In the field of sensor applications, components are often used in practice which include micromechanical components such as a membrane, for example, in addition to an integrated circuit. For cost reasons and considerations regarding miniaturization of such components, it is advantageous to structure the membrane before the actual semiconductor process. In a conventional manufacturing method known in the art, for example, a porous area is first produced in the surface of a silicon substrate. After growing an epitaxial silicon layer on the substrate surface, the porous area is transformed into a cavity at high temperatures; this cavity is spanned and sealed by the thin epitaxial layer. The cavity usually contains a vacuum. The epitaxial silicon layer is used not only for sealing the cavity, but it also functions as a base layer for circuit elements, which are subsequently produced by deposition or diffusion, for example. In general, high-temperature steps, carried out at a process pressure of up to one atmosphere, are required for producing the circuit elements.
It has been found that the membrane of a component, which, as described previously, is exposed prior to processing of the circuit elements, has a deflection toward the cavity even at room temperature and vacuum (p=0 bar).
This effect is at least in part due to the material properties of the silicon layer. Although silicon has an almost perfect elastic behavior at room temperature, it becomes softer and plastically deformable if the ambient temperature rises over 500 K to 800 K. Since some of the deposition processes that are required for manufacturing the circuit elements take place under pressure and at significantly higher temperatures of over 1000 K, while the cavity has vacuum in it, the thin silicon layer over the cavity is deformed inward toward the cavity. In this case, the edge of the cavity, i.e., the membrane, is under tensile stress, while the center of the membrane is under compressive stress. At high process temperatures the silicon layer is plastically deformed, at least at the points of high tensile stress. This plastic deformation remains preserved even at room temperature and without external pressure.
In addition, the elastic deformation of the thin silicon layer is “frozen in” by deposition of further layers under pressure. Even the first layer deposited on the deformed silicon layer is formed on a surface that is larger than that of the undeflected silicon layer. Therefore, this deposited layer functions as a wedge, which prevents the full relaxation of the silicon layer when the process pressure is removed. This effect is further reinforced by the production of further layers. Mechanical stresses acting in the membrane under vacuum (p=0 bar) are thus “frozen in.”
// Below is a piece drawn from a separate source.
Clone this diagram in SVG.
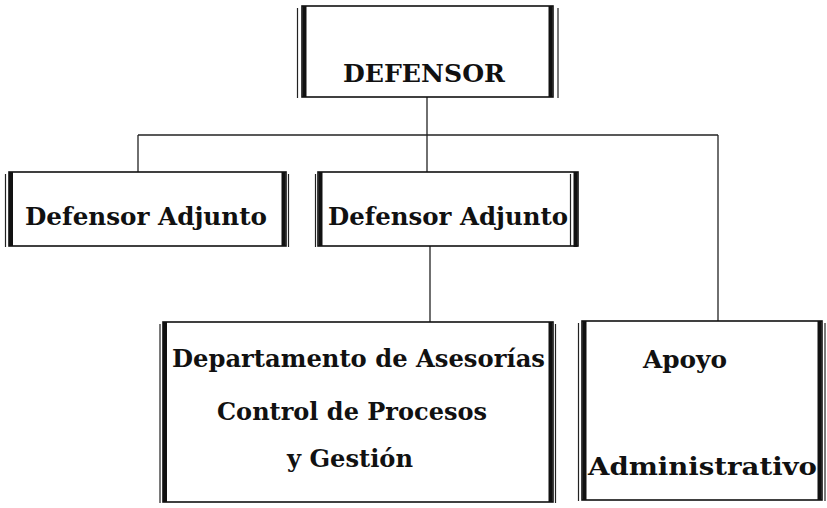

The circuit elements situated on or in the membrane are usually components of an analyzer circuit, such as a Wheatstone bridge circuit, for example, with which, for example, the pressure that a corresponding deflection of the membrane causes may be determined. The mechanical stresses “frozen in” in the membrane, which remain effective even at an ambient pressure of p=0 bar, often result in practical problems in signal detection and analysis. In the case of an integrated bridge circuit, the mechanical stresses “frozen in” in the membrane result in an undesirable stress offset shift.